— start —

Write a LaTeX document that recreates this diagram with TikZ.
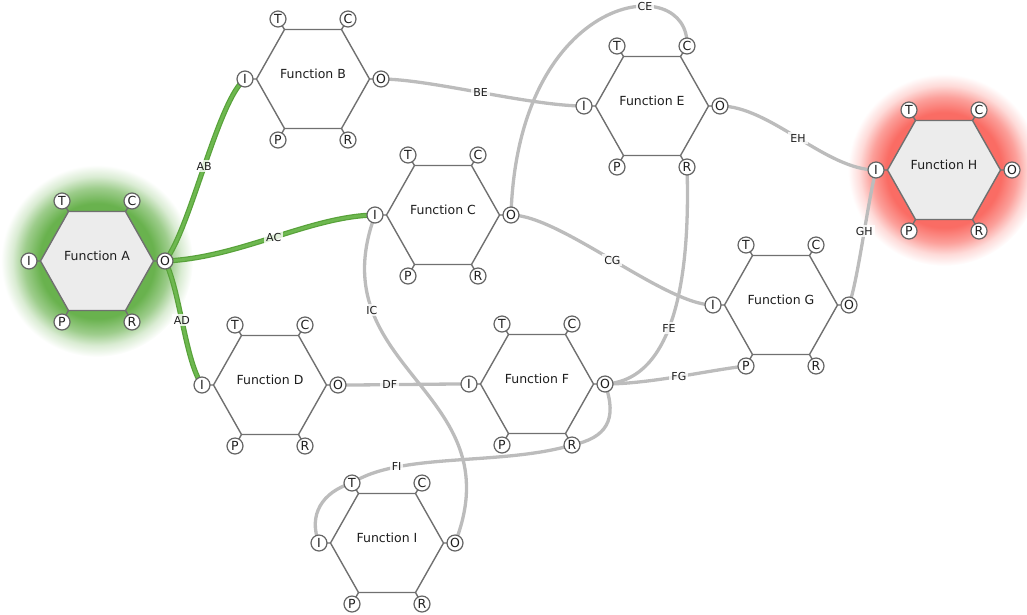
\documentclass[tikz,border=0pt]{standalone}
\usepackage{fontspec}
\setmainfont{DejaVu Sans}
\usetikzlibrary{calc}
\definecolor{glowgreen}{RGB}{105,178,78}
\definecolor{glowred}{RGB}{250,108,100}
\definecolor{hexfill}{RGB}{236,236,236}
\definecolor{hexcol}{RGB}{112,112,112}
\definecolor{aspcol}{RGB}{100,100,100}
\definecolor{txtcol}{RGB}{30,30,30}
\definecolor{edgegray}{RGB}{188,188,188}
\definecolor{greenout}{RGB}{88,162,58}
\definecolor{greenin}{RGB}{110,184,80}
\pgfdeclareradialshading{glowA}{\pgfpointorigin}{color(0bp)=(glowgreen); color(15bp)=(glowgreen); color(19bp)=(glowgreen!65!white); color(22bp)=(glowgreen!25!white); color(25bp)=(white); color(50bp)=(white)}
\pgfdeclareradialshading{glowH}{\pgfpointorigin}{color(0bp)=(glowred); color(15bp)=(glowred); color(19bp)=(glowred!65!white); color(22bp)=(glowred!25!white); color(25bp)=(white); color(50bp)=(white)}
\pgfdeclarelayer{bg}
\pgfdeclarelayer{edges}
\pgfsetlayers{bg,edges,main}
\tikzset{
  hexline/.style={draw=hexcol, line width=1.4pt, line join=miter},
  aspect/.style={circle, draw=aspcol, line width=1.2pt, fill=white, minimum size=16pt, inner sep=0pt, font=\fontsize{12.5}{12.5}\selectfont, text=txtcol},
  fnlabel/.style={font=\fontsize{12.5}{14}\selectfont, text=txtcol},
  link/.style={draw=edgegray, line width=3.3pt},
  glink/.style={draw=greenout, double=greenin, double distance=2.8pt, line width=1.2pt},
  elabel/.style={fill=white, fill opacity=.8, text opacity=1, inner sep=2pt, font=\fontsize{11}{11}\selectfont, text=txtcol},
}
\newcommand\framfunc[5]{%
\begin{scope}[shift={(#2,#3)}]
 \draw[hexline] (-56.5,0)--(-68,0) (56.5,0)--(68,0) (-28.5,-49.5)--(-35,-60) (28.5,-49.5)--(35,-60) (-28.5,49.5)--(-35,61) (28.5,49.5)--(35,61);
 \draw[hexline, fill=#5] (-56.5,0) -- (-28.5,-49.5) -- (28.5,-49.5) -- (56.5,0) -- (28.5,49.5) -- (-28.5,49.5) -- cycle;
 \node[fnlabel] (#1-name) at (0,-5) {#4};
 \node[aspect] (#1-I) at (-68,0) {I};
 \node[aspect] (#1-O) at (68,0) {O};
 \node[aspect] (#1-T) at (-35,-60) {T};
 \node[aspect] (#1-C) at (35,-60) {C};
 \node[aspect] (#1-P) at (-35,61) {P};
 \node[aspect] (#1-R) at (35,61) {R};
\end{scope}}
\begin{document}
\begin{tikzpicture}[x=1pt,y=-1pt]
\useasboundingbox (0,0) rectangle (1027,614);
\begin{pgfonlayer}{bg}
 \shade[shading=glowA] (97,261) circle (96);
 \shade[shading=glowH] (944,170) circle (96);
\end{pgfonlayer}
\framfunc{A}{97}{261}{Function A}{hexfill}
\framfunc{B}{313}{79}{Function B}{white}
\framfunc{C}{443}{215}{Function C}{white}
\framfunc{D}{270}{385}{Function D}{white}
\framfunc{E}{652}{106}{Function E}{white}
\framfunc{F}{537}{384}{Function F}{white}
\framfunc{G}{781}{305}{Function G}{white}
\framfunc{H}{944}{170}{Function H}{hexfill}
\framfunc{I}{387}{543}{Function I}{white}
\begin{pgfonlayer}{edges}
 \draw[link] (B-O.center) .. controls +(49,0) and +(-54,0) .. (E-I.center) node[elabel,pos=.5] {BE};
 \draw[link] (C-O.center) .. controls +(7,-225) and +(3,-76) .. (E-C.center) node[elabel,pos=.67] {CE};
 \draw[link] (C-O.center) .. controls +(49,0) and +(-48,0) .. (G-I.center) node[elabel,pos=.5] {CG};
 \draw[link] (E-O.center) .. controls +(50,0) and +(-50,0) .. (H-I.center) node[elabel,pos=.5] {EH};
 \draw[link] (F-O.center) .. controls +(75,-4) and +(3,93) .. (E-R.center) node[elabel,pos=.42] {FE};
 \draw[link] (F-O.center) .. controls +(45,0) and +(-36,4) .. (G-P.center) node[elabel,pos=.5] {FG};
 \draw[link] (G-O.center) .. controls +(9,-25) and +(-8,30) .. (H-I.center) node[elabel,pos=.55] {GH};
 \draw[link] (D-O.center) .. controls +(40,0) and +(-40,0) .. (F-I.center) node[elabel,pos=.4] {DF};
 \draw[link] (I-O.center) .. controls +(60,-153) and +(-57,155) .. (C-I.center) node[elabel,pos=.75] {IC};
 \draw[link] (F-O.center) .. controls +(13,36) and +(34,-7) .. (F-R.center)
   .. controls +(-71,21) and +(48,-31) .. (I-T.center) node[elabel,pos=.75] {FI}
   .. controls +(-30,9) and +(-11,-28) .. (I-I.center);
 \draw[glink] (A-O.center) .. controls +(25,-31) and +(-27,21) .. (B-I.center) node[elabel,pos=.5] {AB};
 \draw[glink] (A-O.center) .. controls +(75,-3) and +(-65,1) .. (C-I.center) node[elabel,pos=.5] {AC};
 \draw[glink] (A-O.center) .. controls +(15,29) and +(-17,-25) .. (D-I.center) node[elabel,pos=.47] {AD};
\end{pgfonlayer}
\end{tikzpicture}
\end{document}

— end —

Task description: Repeat the listing verbatim. Skip the pictures.

Complete response:
Write a LaTeX document that recreates this diagram with TikZ.
\documentclass[tikz,border=0pt]{standalone}
\usepackage{fontspec}
\setmainfont{DejaVu Sans}
\usetikzlibrary{calc}
\definecolor{glowgreen}{RGB}{105,178,78}
\definecolor{glowred}{RGB}{250,108,100}
\definecolor{hexfill}{RGB}{236,236,236}
\definecolor{hexcol}{RGB}{112,112,112}
\definecolor{aspcol}{RGB}{100,100,100}
\definecolor{txtcol}{RGB}{30,30,30}
\definecolor{edgegray}{RGB}{188,188,188}
\definecolor{greenout}{RGB}{88,162,58}
\definecolor{greenin}{RGB}{110,184,80}
\pgfdeclareradialshading{glowA}{\pgfpointorigin}{color(0bp)=(glowgreen); color(15bp)=(glowgreen); color(19bp)=(glowgreen!65!white); color(22bp)=(glowgreen!25!white); color(25bp)=(white); color(50bp)=(white)}
\pgfdeclareradialshading{glowH}{\pgfpointorigin}{color(0bp)=(glowred); color(15bp)=(glowred); color(19bp)=(glowred!65!white); color(22bp)=(glowred!25!white); color(25bp)=(white); color(50bp)=(white)}
\pgfdeclarelayer{bg}
\pgfdeclarelayer{edges}
\pgfsetlayers{bg,edges,main}
\tikzset{
  hexline/.style={draw=hexcol, line width=1.4pt, line join=miter},
  aspect/.style={circle, draw=aspcol, line width=1.2pt, fill=white, minimum size=16pt, inner sep=0pt, font=\fontsize{12.5}{12.5}\selectfont, text=txtcol},
  fnlabel/.style={font=\fontsize{12.5}{14}\selectfont, text=txtcol},
  link/.style={draw=edgegray, line width=3.3pt},
  glink/.style={draw=greenout, double=greenin, double distance=2.8pt, line width=1.2pt},
  elabel/.style={fill=white, fill opacity=.8, text opacity=1, inner sep=2pt, font=\fontsize{11}{11}\selectfont, text=txtcol},
}
\newcommand\framfunc[5]{%
\begin{scope}[shift={(#2,#3)}]
 \draw[hexline] (-56.5,0)--(-68,0) (56.5,0)--(68,0) (-28.5,-49.5)--(-35,-60) (28.5,-49.5)--(35,-60) (-28.5,49.5)--(-35,61) (28.5,49.5)--(35,61);
 \draw[hexline, fill=#5] (-56.5,0) -- (-28.5,-49.5) -- (28.5,-49.5) -- (56.5,0) -- (28.5,49.5) -- (-28.5,49.5) -- cycle;
 \node[fnlabel] (#1-name) at (0,-5) {#4};
 \node[aspect] (#1-I) at (-68,0) {I};
 \node[aspect] (#1-O) at (68,0) {O};
 \node[aspect] (#1-T) at (-35,-60) {T};
 \node[aspect] (#1-C) at (35,-60) {C};
 \node[aspect] (#1-P) at (-35,61) {P};
 \node[aspect] (#1-R) at (35,61) {R};
\end{scope}}
\begin{document}
\begin{tikzpicture}[x=1pt,y=-1pt]
\useasboundingbox (0,0) rectangle (1027,614);
\begin{pgfonlayer}{bg}
 \shade[shading=glowA] (97,261) circle (96);
 \shade[shading=glowH] (944,170) circle (96);
\end{pgfonlayer}
\framfunc{A}{97}{261}{Function A}{hexfill}
\framfunc{B}{313}{79}{Function B}{white}
\framfunc{C}{443}{215}{Function C}{white}
\framfunc{D}{270}{385}{Function D}{white}
\framfunc{E}{652}{106}{Function E}{white}
\framfunc{F}{537}{384}{Function F}{white}
\framfunc{G}{781}{305}{Function G}{white}
\framfunc{H}{944}{170}{Function H}{hexfill}
\framfunc{I}{387}{543}{Function I}{white}
\begin{pgfonlayer}{edges}
 \draw[link] (B-O.center) .. controls +(49,0) and +(-54,0) .. (E-I.center) node[elabel,pos=.5] {BE};
 \draw[link] (C-O.center) .. controls +(7,-225) and +(3,-76) .. (E-C.center) node[elabel,pos=.67] {CE};
 \draw[link] (C-O.center) .. controls +(49,0) and +(-48,0) .. (G-I.center) node[elabel,pos=.5] {CG};
 \draw[link] (E-O.center) .. controls +(50,0) and +(-50,0) .. (H-I.center) node[elabel,pos=.5] {EH};
 \draw[link] (F-O.center) .. controls +(75,-4) and +(3,93) .. (E-R.center) node[elabel,pos=.42] {FE};
 \draw[link] (F-O.center) .. controls +(45,0) and +(-36,4) .. (G-P.center) node[elabel,pos=.5] {FG};
 \draw[link] (G-O.center) .. controls +(9,-25) and +(-8,30) .. (H-I.center) node[elabel,pos=.55] {GH};
 \draw[link] (D-O.center) .. controls +(40,0) and +(-40,0) .. (F-I.center) node[elabel,pos=.4] {DF};
 \draw[link] (I-O.center) .. controls +(60,-153) and +(-57,155) .. (C-I.center) node[elabel,pos=.75] {IC};
 \draw[link] (F-O.center) .. controls +(13,36) and +(34,-7) .. (F-R.center)
   .. controls +(-71,21) and +(48,-31) .. (I-T.center) node[elabel,pos=.75] {FI}
   .. controls +(-30,9) and +(-11,-28) .. (I-I.center);
 \draw[glink] (A-O.center) .. controls +(25,-31) and +(-27,21) .. (B-I.center) node[elabel,pos=.5] {AB};
 \draw[glink] (A-O.center) .. controls +(75,-3) and +(-65,1) .. (C-I.center) node[elabel,pos=.5] {AC};
 \draw[glink] (A-O.center) .. controls +(15,29) and +(-17,-25) .. (D-I.center) node[elabel,pos=.47] {AD};
\end{pgfonlayer}
\end{tikzpicture}
\end{document}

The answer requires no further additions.